Posts Tagged ‘ssb’

Funkvergnügung!

Wednesday, November 5th, 2008

Funk- — of or relating to radio.
Vergnügung — enjoyment, pleasure.
Funkvergnügung would therefore be something akin to operating pleasure.

Ahh — the K3/100 is here! All unpacked, assembled, (troubleshot, sent back, repaired, aligned, reshipped, and re-unpacked,) antennified, and energized.

Operating the K3 — Funkvergnügung!

Operating the K3 — Funkvergnügung!

The first weekend I had it (all healthy and whole) was the CQWW-SSB contest. This is 48 hours of pure DXer heaven — well, for those of us who don’t do CW well enough anyway. Stations from all over the world are on, trying to contact everyone else they can. I only had 58 Qs (QSOs: contacts) in the few hours I had to operate. Many were from Argentina and Brazil, with a few other South American contacts, a few Hawaii and Mexico stations, and a solid contact with a station in Spain!
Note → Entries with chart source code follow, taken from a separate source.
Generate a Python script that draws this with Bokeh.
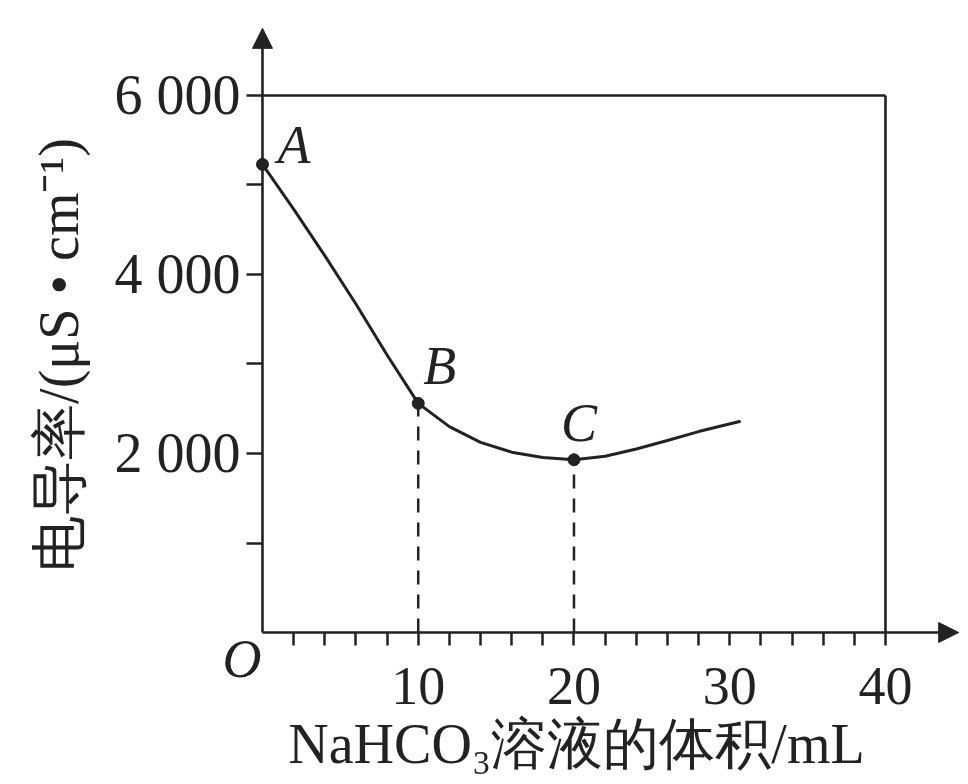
from bokeh.plotting import figure
from bokeh.models import Range1d, FixedTicker, Arrow, NormalHead, Label
from bokeh.embed import file_html
from bokeh.resources import INLINE

# ---- data ----
vol = [0, 2, 4, 6, 8, 10, 12, 14, 16, 18, 20, 22, 24, 26, 28, 30.7]
cond = [5230, 4730, 4210, 3670, 3100, 2560, 2300, 2125, 2015, 1955, 1930, 1970, 2050, 2145, 2245, 2360]

key_names = ["A", "B", "C"]
key_vol = [0, 10, 20]
key_cond = [5230, 2560, 1930]

x_major_ticks = [10, 20, 30, 40]
x_minor_ticks = [2, 4, 6, 8, 12, 14, 16, 18, 22, 24, 26, 28, 32, 34, 36, 38]
y_major_ticks = [2000, 4000, 6000]
y_minor_ticks = [1000, 3000, 5000]
y_tick_labels = ["2 000", "4 000", "6 000"]

box_x = 40
box_y = 6000

# visible window of the plot (data units)
x_start, x_end = -16.82, 45.33
y_start, y_end = -1698, 7061
x_arrow_tip = 44.7
y_arrow_tip = 6750

INK = "#222222"
SERIF = "Liberation Serif"

p = figure(width=968, height=784, title=None,
           x_range=Range1d(x_start, x_end), y_range=Range1d(y_start, y_end),
           output_backend="svg", toolbar_location=None, min_border=0)
p.xgrid.visible = False
p.ygrid.visible = False
p.outline_line_color = None
p.background_fill_color = "white"
p.border_fill_color = "white"

for ax in (p.xaxis[0], p.yaxis[0]):
    ax.fixed_location = 0
    ax.axis_line_color = None
    ax.major_tick_line_color = INK
    ax.minor_tick_line_color = INK
    ax.major_tick_line_width = 2.5
    ax.minor_tick_line_width = 2.5
    ax.major_tick_in = 0
    ax.minor_tick_in = 0
    ax.major_label_text_font = SERIF
    ax.major_label_text_color = INK
    ax.axis_label_text_font = SERIF
    ax.axis_label_text_font_style = "normal"
    ax.axis_label_text_color = INK

p.xaxis.ticker = FixedTicker(ticks=x_major_ticks, minor_ticks=x_minor_ticks)
p.xaxis.bounds = (0, 40.3)
p.xaxis.major_tick_out = 13
p.xaxis.minor_tick_out = 13
p.xaxis.major_label_text_font_size = "54px"
p.xaxis.major_label_standoff = 22
p.xaxis.axis_label = "NaHCO₃溶液的体积/mL"
p.xaxis.axis_label_text_font_size = "56px"
p.xaxis.axis_label_standoff = 6

p.yaxis.ticker = FixedTicker(ticks=y_major_ticks, minor_ticks=y_minor_ticks)
p.yaxis.bounds = (0, 6200)
p.yaxis.major_label_overrides = dict(zip(y_major_ticks, y_tick_labels))
p.yaxis.major_tick_out = 16
p.yaxis.minor_tick_out = 16
p.yaxis.major_label_text_font_size = "56px"
p.yaxis.major_label_standoff = 6
p.yaxis.axis_label = "电导率/(μS • cm⁻¹)"
p.yaxis.axis_label_text_font_size = "56px"
p.yaxis.axis_label_standoff = 22

# axes with arrow heads
p.add_layout(Arrow(end=NormalHead(size=20, fill_color=INK, line_color=INK),
                   x_start=0, y_start=0, x_end=x_arrow_tip, y_end=0,
                   line_color=INK, line_width=2.6))
p.add_layout(Arrow(end=NormalHead(size=20, fill_color=INK, line_color=INK),
                   x_start=0, y_start=0, x_end=0, y_end=y_arrow_tip,
                   line_color=INK, line_width=2.6))

# frame box lines
p.line([0, box_x], [box_y, box_y], line_color=INK, line_width=2.6)
p.line([box_x, box_x], [0, box_y], line_color=INK, line_width=2.6)

# dashed drop lines from B and C
p.segment(x0=key_vol[1:], y0=[0, 0], x1=key_vol[1:], y1=key_cond[1:],
          line_color=INK, line_width=2.5, line_dash="14 10")

# curve
p.line(vol, cond, line_color=INK, line_width=3)
p.scatter(key_vol, key_cond, size=12, color=INK)

offsets = {"A": (15, 19), "B": (5, 37), "C": (-13, 37)}
for name, xv, yv in zip(key_names, key_vol, key_cond):
    dx, dy = offsets[name]
    p.add_layout(Label(x=xv, y=yv, text=name, x_offset=dx, y_offset=dy,
                       text_font=SERIF, text_font_style="italic", text_font_size="54px",
                       text_color=INK, text_align="left", text_baseline="alphabetic"))

p.add_layout(Label(x=0, y=0, text="O", x_offset=-40, y_offset=-26,
                   text_font=SERIF, text_font_style="italic", text_font_size="54px",
                   text_color=INK, text_align="left", text_baseline="alphabetic"))

open("out.html", "w").write(file_html(p, INLINE))
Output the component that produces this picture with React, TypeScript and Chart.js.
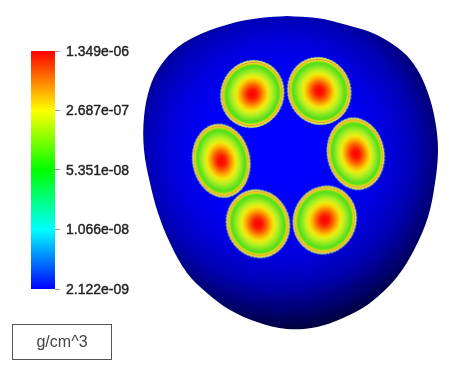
import React, { useEffect, useRef } from "react";
import { Chart, registerables } from "chart.js";

Chart.register(...registerables);

// Head outline
const outlineX = [287, 317, 347, 377, 403, 417, 428, 435, 438, 435, 428, 415, 397, 370, 343, 317, 287, 257, 230, 207, 187, 170, 158, 150, 144, 144, 150, 161, 178, 203, 233, 260, 287];
const outlineY = [16, 18, 25, 35, 52, 69, 93, 120, 150, 183, 217, 248, 277, 303, 318, 327, 329, 322, 310, 293, 273, 243, 213, 183, 150, 117, 87, 65, 47, 33, 23, 18, 16];

// Six density spots, centres
const spotX = [252.3, 319.3, 355.7, 221.3, 258, 324.7];
const spotY = [94, 91, 153.7, 160.7, 223.7, 220];

// Colour bar
const barMin = 2.122e-9;
const barMax = 1.349e-6;
const tickValues = [2.122e-9, 1.066e-8, 5.351e-8, 2.687e-7, 1.349e-6];
const tickLabels = ["2.122e-09", "1.066e-08", "5.351e-08", "2.687e-07", "1.349e-06"];
const unitLabel = "g/cm^3";

// Sprite styling only
const spotRadiusA = [31.5, 31.5, 28.5, 28.7, 31.5, 31.5];
const spotRadiusB = [34, 34, 36.2, 37, 34.5, 34.5];
const spotTilt = [20, -20, -10, -10, -20, 20];

function makeSpot(a: number, b: number, tiltDeg: number): HTMLCanvasElement {
  const size = Math.ceil(2 * Math.max(a, b) + 6);
  const c = document.createElement("canvas");
  c.width = size;
  c.height = size;
  const ctx = c.getContext("2d")!;
  ctx.translate(size / 2, size / 2);
  ctx.rotate((tiltDeg * Math.PI) / 180);
  ctx.scale(a, b);
  const g = ctx.createRadialGradient(0, 0, 0, 0, 0, 1);
  g.addColorStop(0, "#ff0000");
  g.addColorStop(0.14, "#fb1a00");
  g.addColorStop(0.28, "#fb6a00");
  g.addColorStop(0.4, "#fdb800");
  g.addColorStop(0.5, "#f0ec10");
  g.addColorStop(0.6, "#c4f020");
  g.addColorStop(0.7, "#90ea20");
  g.addColorStop(0.8, "#5ce020");
  g.addColorStop(0.85, "#58e010");
  g.addColorStop(0.885, "#b4e010");
  g.addColorStop(0.91, "#f0d820");
  g.addColorStop(0.935, "#e49830");
  g.addColorStop(0.96, "#ecd840");
  g.addColorStop(0.985, "#c8e860");
  g.addColorStop(1, "#a8e480");
  ctx.fillStyle = g;
  ctx.beginPath();
  ctx.arc(0, 0, 1, 0, Math.PI * 2);
  ctx.fill();
  ctx.setTransform(1, 0, 0, 1, 0, 0);
  ctx.translate(size / 2, size / 2);
  ctx.rotate((tiltDeg * Math.PI) / 180);
  ctx.beginPath();
  ctx.ellipse(0, 0, a, b, 0, 0, Math.PI * 2);
  ctx.lineWidth = 0.8;
  ctx.setLineDash([1.5, 2]);
  ctx.strokeStyle = "#a8e090";
  ctx.stroke();
  return c;
}

export default function App() {
  const mainRef = useRef<HTMLCanvasElement>(null);
  const barRef = useRef<HTMLCanvasElement>(null);

  useEffect(() => {
    const sprites = spotX.map((_, i) => makeSpot(spotRadiusA[i], spotRadiusB[i], spotTilt[i]));

    const main = new Chart(mainRef.current!, {
      type: "scatter",
      data: {
        datasets: [
          {
            type: "scatter",
            label: "spots",
            data: spotX.map((x, i) => ({ x, y: spotY[i] })),
            pointStyle: sprites as any,
            pointRadius: 10,
            order: 0,
          },
          {
            type: "line",
            label: "outline",
            data: outlineX.map((x, i) => ({ x, y: outlineY[i] })),
            showLine: true,
            fill: "shape",
            tension: 0.35,
            pointRadius: 0,
            borderWidth: 0,
            order: 1,
            backgroundColor: (ctx: any) => {
              const { chart } = ctx;
              const cx = (chart.width * 150) / 327;
              const cy = (chart.height * 150) / 371;
              const g = chart.ctx.createRadialGradient(cx, cy, 0, cx, cy, 182);
              g.addColorStop(0, "#0000ff");
              g.addColorStop(0.42, "#0000f8");
              g.addColorStop(0.6, "#0000dc");
              g.addColorStop(0.75, "#0000b0");
              g.addColorStop(0.87, "#000078");
              g.addColorStop(1, "#000038");
              return g;
            },
          } as any,
        ],
      },
      options: {
        responsive: false,
        animation: false,
        devicePixelRatio: 1,
        layout: { padding: 0, autoPadding: false },
        plugins: { legend: { display: false }, tooltip: { enabled: false } },
        scales: {
          x: { type: "linear", min: 130, max: 457, display: false },
          y: { type: "linear", min: 0, max: 371, reverse: true, display: false },
        },
      },
    });

    const bar = new Chart(barRef.current!, {
      type: "bar",
      data: {
        labels: ["density"],
        datasets: [
          {
            data: [[barMin, barMax]] as any,
            barPercentage: 1,
            categoryPercentage: 1,
            borderWidth: 0,
            backgroundColor: (ctx: any) => {
              const h = ctx.chart.height;
              const g = ctx.chart.ctx.createLinearGradient(0, h - 82, 0, 51);
              g.addColorStop(0, "#0000ff");
              g.addColorStop(0.25, "#00ffff");
              g.addColorStop(0.5, "#00ff00");
              g.addColorStop(0.75, "#ffff00");
              g.addColorStop(1, "#ff0000");
              return g;
            },
          },
        ],
      },
      options: {
        responsive: false,
        animation: false,
        devicePixelRatio: 1,
        layout: { padding: { top: 51, bottom: 82, left: 31, right: 0 } },
        plugins: { legend: { display: false }, tooltip: { enabled: false } },
        scales: {
          x: { display: false },
          y: {
            type: "logarithmic",
            position: "right",
            min: barMin,
            max: barMax,
            afterFit: (s: any) => {
              s.width = 87;
            },
            afterBuildTicks: (s: any) => {
              s.ticks = tickValues.map((value) => ({ value }));
            },
            grid: { drawOnChartArea: false, drawTicks: true, tickLength: 5, color: "#999999" },
            border: { display: false },
            ticks: {
              autoSkip: false,
              maxRotation: 0,
              padding: 6,
              labelOffset: 1,
              color: "#222222",
              textStrokeColor: "#222222",
              textStrokeWidth: 0.4,
              font: { family: "'Liberation Sans', Arial, sans-serif", size: 14 },
              callback: (_v: any, i: number) => tickLabels[i],
            },
          } as any,
        },
      },
    });

    return () => {
      main.destroy();
      bar.destroy();
    };
  }, []);

  return (
    <div style={{ position: "absolute", left: 0, top: 0, width: 457, height: 371, background: "#fff", overflow: "hidden" }}>
      <canvas ref={barRef} width={142} height={371} style={{ position: "absolute", left: 0, top: 0 }} />
      <canvas ref={mainRef} width={327} height={371} style={{ position: "absolute", left: 130, top: 0, filter: "blur(0.5px)" }} />
      <div
        style={{
          position: "absolute",
          left: 12,
          top: 324,
          width: 98,
          height: 34,
          border: "1.5px solid #555",
          color: "#444",
          font: "16px 'Liberation Sans', Arial, sans-serif",
          lineHeight: "34px",
          textAlign: "center",
        }}
      >
        {unitLabel}
      </div>
    </div>
  );
}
The crazy thing, for me, was how wonderfully selective the K3 was, as compared to my IC-706MKIIG, and even my K2. Admittedly, I do have some nice roofing filters in the K3, but being able to tune up and down the band and have stations copyable despite the closeness to other stations … sometimes they were less than 1-kHz apart, but still workable, where all of my other radios want the more standard 2.5- to 3-kHz spacing between stations if you want to reliably understand what they’re saying.

Simply amazing.

I love my new K3. I had a chance to do some A/B testing with an IC-756 ProIII at another club-member’s home, and while there were strong similarities in capabilities between the radios, and even though his had some nice features — like the band-scope, being sexier to look at — I’ll keep my K3, and be very satisfied with it.

Thank you, Elecraft, for designing and producing such a nice radio. Not for everyone, admittedly, but I’m one happy camper — erm, ham-mer. :D


For those interested in the problem:
There was an intermittent solder short from the factory on one of the boards which caused one of the many micro-controllers to fail. Gary, on their tech support staff, was very good to work with, and helped me narrow the problem down over several days (email exchanges being what they are). Elecraft made good on it though, and did all the repair work. They even aligned the radio once everything was working. They want to make sure that all the parts are not just working, but working together in the system as well as they can make it work. That meant I had to be a little patient again, but that’s OK. This radio’s a joy to own and operate!